* **Records from a collection**:

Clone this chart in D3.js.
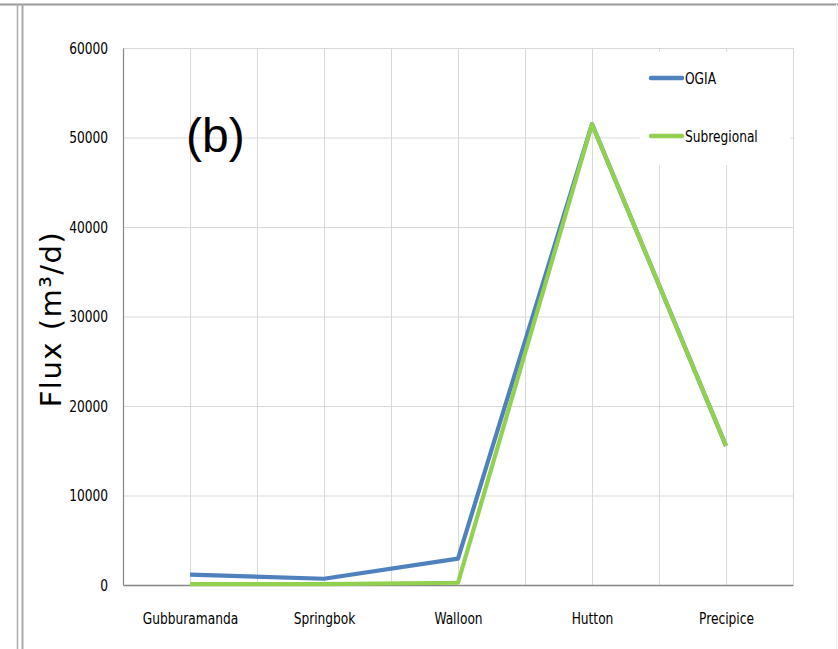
<!DOCTYPE html>
<html>
<head>
<meta charset="utf-8">
<script src="https://cdn.jsdelivr.net/npm/d3@7"></script>
<style>
  body { margin: 0; background: #fff; }
  .tick text, .legtext { font-family: "Liberation Sans Narrow", "DejaVu Sans Condensed", sans-serif; font-size: 16px; fill: #000; }
</style>
</head>
<body>
<svg id="svg"></svg>
<script>
// chart data
const units = ['Gubburamanda', 'Springbok', 'Walloon', 'Hutton', 'Precipice'];
const ogia = [1150, 700, 2950, 51500, 15550];
const subregional = [100, 100, 250, 51500, 15550];
const yTicks = [0, 10000, 20000, 30000, 40000, 50000, 60000];
const seriesNames = ['OGIA', 'Subregional'];
const seriesColors = ['#4f81bd', '#92d050'];

let w = 838, h = 649;
let svg = d3.select('#svg').attr('width', w).attr('height', h);

// outer frames
svg.append('line').attr('x1', 0).attr('x2', w).attr('y1', 4.5).attr('y2', 4.5)
   .attr('stroke', '#999').attr('stroke-width', 2);
svg.append('line').attr('x1', 17.5).attr('x2', 17.5).attr('y1', 4).attr('y2', h)
   .attr('stroke', '#aaa').attr('stroke-width', 1.5);
svg.append('line').attr('x1', 22.5).attr('x2', 22.5).attr('y1', 4).attr('y2', h)
   .attr('stroke', '#aaa').attr('stroke-width', 2);
svg.append('line').attr('x1', 836.5).attr('x2', 836.5).attr('y1', 4).attr('y2', h)
   .attr('stroke', '#eee').attr('stroke-width', 1);

let pLeft = 123, pRight = 793, pTop = 48, pBottom = 585;

let x = d3.scalePoint().domain(units).range([pLeft, pRight]).padding(0.5);
let step = x.step();
let y = d3.scaleLinear().domain([0, 60000]).range([pBottom, pTop]);

// gridlines: horizontal at ticks, vertical at every half category
let grid = svg.append('g');
grid.selectAll('.hg').data(yTicks.filter(d => d > 0)).enter().append('line')
  .attr('x1', pLeft).attr('x2', pRight)
  .attr('y1', d => y(d) + 0.5).attr('y2', d => y(d) + 0.5)
  .attr('stroke', '#d9d9d9').attr('stroke-width', 1);
let vx = d3.range(0, units.length * 2 + 1).map(i => pLeft + i * step / 2);
grid.selectAll('.vg').data(vx.slice(1)).enter().append('line')
  .attr('x1', d => Math.round(d) + 0.5).attr('x2', d => Math.round(d) + 0.5)
  .attr('y1', pTop).attr('y2', pBottom)
  .attr('stroke', '#d9d9d9').attr('stroke-width', 1);

// axes (labels squeezed sideways to look like the narrow original font)
let yAxis = d3.axisLeft(y).tickValues(yTicks).tickSize(0).tickPadding(0).tickFormat(d3.format('d'));
let gy = svg.append('g').attr('transform', `translate(${pLeft},0)`).call(yAxis);
gy.select('.domain').attr('stroke', '#868686').attr('stroke-width', 1.2);
gy.selectAll('.tick text').attr('x', null).attr('transform', 'translate(-15,0) scale(0.85,1)');

let xAxis = d3.axisBottom(x).tickSize(0).tickPadding(28);
let gx = svg.append('g').attr('transform', `translate(0,${pBottom})`).call(xAxis);
gx.select('.domain').attr('stroke', '#868686').attr('stroke-width', 1.5);
gx.selectAll('.tick text').attr('transform', 'scale(0.85,1)');

// legend background covers gridlines
svg.append('rect').attr('x', 640).attr('y', 52).attr('width', 150).attr('height', 113).attr('fill', '#fff');

// lines
let line = d3.line().x((d, i) => x(units[i])).y(d => y(d));
[ogia, subregional].forEach((s, k) => {
  svg.append('path').datum(s)
    .attr('d', line)
    .attr('fill', 'none')
    .attr('stroke', seriesColors[k])
    .attr('stroke-width', 4.2)
    .attr('stroke-linejoin', 'round');
});

// legend
let leg = svg.append('g');
seriesNames.forEach((n, k) => {
  let ly = 78 + k * 58;
  leg.append('line').attr('x1', 651).attr('x2', 682).attr('y1', ly).attr('y2', ly)
    .attr('stroke', seriesColors[k]).attr('stroke-width', 4.5).attr('stroke-linecap', 'round');
  leg.append('text').attr('class', 'legtext')
    .attr('transform', `translate(685,${ly + 6}) scale(0.85,1)`)
    .text(n);
});

// axis title
svg.append('text')
  .attr('transform', 'translate(61,319) rotate(-90)')
  .attr('text-anchor', 'middle')
  .style('font-family', '"DejaVu Sans", sans-serif')
  .style('font-size', '29px')
  .style('letter-spacing', '1.5px')
  .text('Flux (m³/d)');

// panel label
svg.append('text')
  .attr('x', 186).attr('y', 152)
  .style('font-family', '"Liberation Sans", Arial, sans-serif')
  .style('font-size', '48px')
  .text('(b)');
</script>
</body>
</html>
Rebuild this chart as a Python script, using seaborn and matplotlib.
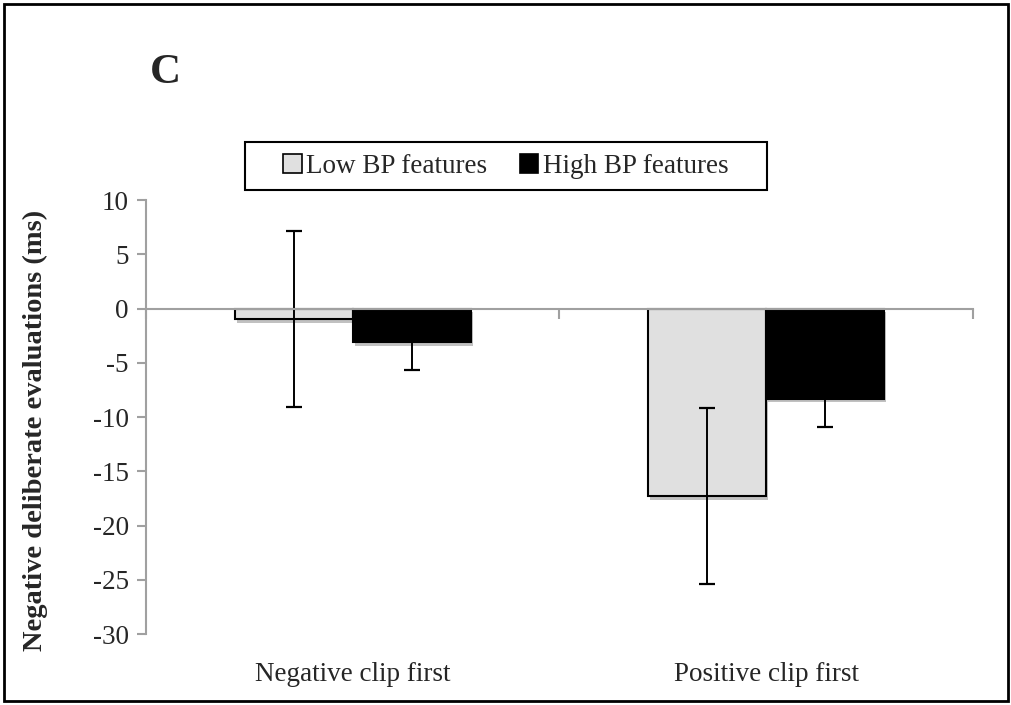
import matplotlib
matplotlib.use("Agg")
import matplotlib.pyplot as plt
import matplotlib.patheffects as pe
import matplotlib.transforms as mtransforms
from matplotlib.patches import Rectangle
import seaborn as sns
import pandas as pd
import numpy as np

# Data
categories = ["Negative clip first", "Positive clip first"]
groups = ["Low BP features", "High BP features"]
low_values = [-1.0, -17.3]
high_values = [-3.1, -8.3]
low_errors = [8.1, 8.1]
high_errors = [2.6, 2.6]
y_ticks = [10, 5, 0, -5, -10, -15, -20, -25, -30]

sns.set_theme(style="white")
plt.rcParams['font.family'] = ['Liberation Serif', 'DejaVu Serif']

FS = 19.5

df = pd.DataFrame({
    "category": categories * 2,
    "group": [groups[0]] * 2 + [groups[1]] * 2,
    "value": low_values + high_values,
})

fig = plt.figure(figsize=(10.11, 7.05), dpi=100)
ax = fig.add_axes([0.1444, 0.1007, 0.818, 0.6156])

sns.barplot(data=df, x="category", y="value", hue="group", order=categories,
            hue_order=groups, palette=["#e0e0e0", "#000000"], edgecolor="black",
            linewidth=1.5, width=0.57, gap=0, errorbar=None, ax=ax, zorder=3)

shadow = [pe.SimplePatchShadow(offset=(1.5, -2.5), shadow_rgbFace="#777777", alpha=0.45), pe.Normal()]
for c in ax.containers:
    for p in c:
        p.set_path_effects(shadow)

errs = [low_errors, high_errors]
means = [low_values, high_values]
for c, e, m in zip(ax.containers, errs, means):
    xs = [p.get_x() + p.get_width() / 2 for p in c]
    ax.errorbar(xs, m, yerr=e, fmt="none", ecolor="black", elinewidth=1.4,
                capsize=5.8, capthick=1.6, zorder=4)

ax.set_ylim(-30, 10)
ax.set_xlim(-0.5, 1.5)
ax.set_yticks(y_ticks)
ax.set_yticklabels([str(t) for t in y_ticks], fontsize=FS)

for s in ["top", "right"]:
    ax.spines[s].set_visible(False)
ax.spines["left"].set_color("#a0a0a0")
ax.spines["left"].set_linewidth(1.5)
ax.spines["bottom"].set_position(("data", 0))
ax.spines["bottom"].set_color("#a0a0a0")
ax.spines["bottom"].set_linewidth(1.5)
ax.spines["bottom"].set_zorder(5)
ax.set_xticks([-0.5, 0.5, 1.5])
ax.set_xticklabels([])
ax.tick_params(axis="x", direction="out", length=7, width=1.5, color="#a0a0a0", bottom=True)
ax.tick_params(axis="y", direction="out", length=6.5, width=1.5, color="#a0a0a0", left=True, pad=6)

trans = mtransforms.blended_transform_factory(ax.transData, ax.transAxes)
for i, cat in enumerate(categories):
    ax.text(i, -0.094, cat, transform=trans, ha="center", va="center", fontsize=FS)

ax.set_xlabel("")
ax.set_ylabel("Negative deliberate evaluations (ms)", fontsize=20.5, fontweight="bold")
ax.yaxis.set_label_coords(-0.118, 0.47)

leg = ax.legend(loc="center", bbox_to_anchor=(0.5, 0.7645), bbox_transform=fig.transFigure,
                ncol=2, fontsize=FS, frameon=False,
                handlelength=0.7, handleheight=0.7, handletextpad=0.15, columnspacing=1.2,
                borderpad=0, borderaxespad=0)
for h in leg.legend_handles:
    h.set_path_effects([])
    h.set_edgecolor("black")
    h.set_linewidth(1.2)

# legend frame box
fig.patches.append(Rectangle((245 / 1011, 1 - 190 / 705), 522 / 1011, 48 / 705,
                             transform=fig.transFigure, fill=False, edgecolor="black",
                             linewidth=1.5, zorder=0))

fig.text(0.148, 0.897, "C", fontsize=31, fontweight="bold", ha="left", va="center")

fig.patches.append(Rectangle((0.004, 0.006), 0.993, 0.988, transform=fig.transFigure,
                             fill=False, edgecolor="black", linewidth=2))

fig.savefig("out.png", dpi=100)
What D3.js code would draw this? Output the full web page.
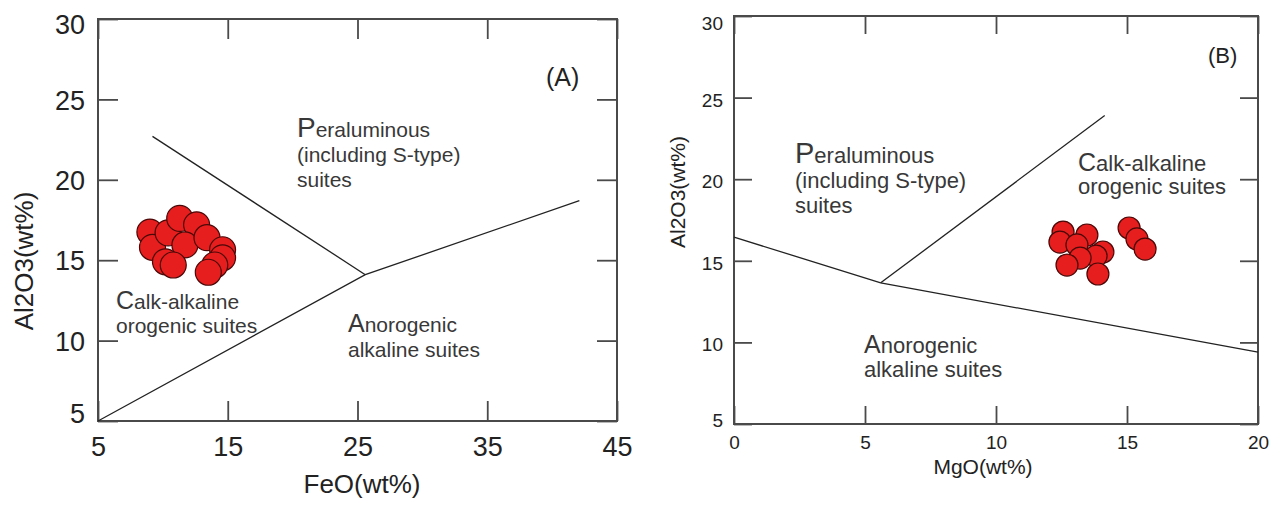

* **SET EXERCISE**: From the records above, how many lines include the word "chart"? Only the number is wanted.

* **RESULT OF THIS EXERCISE**: 3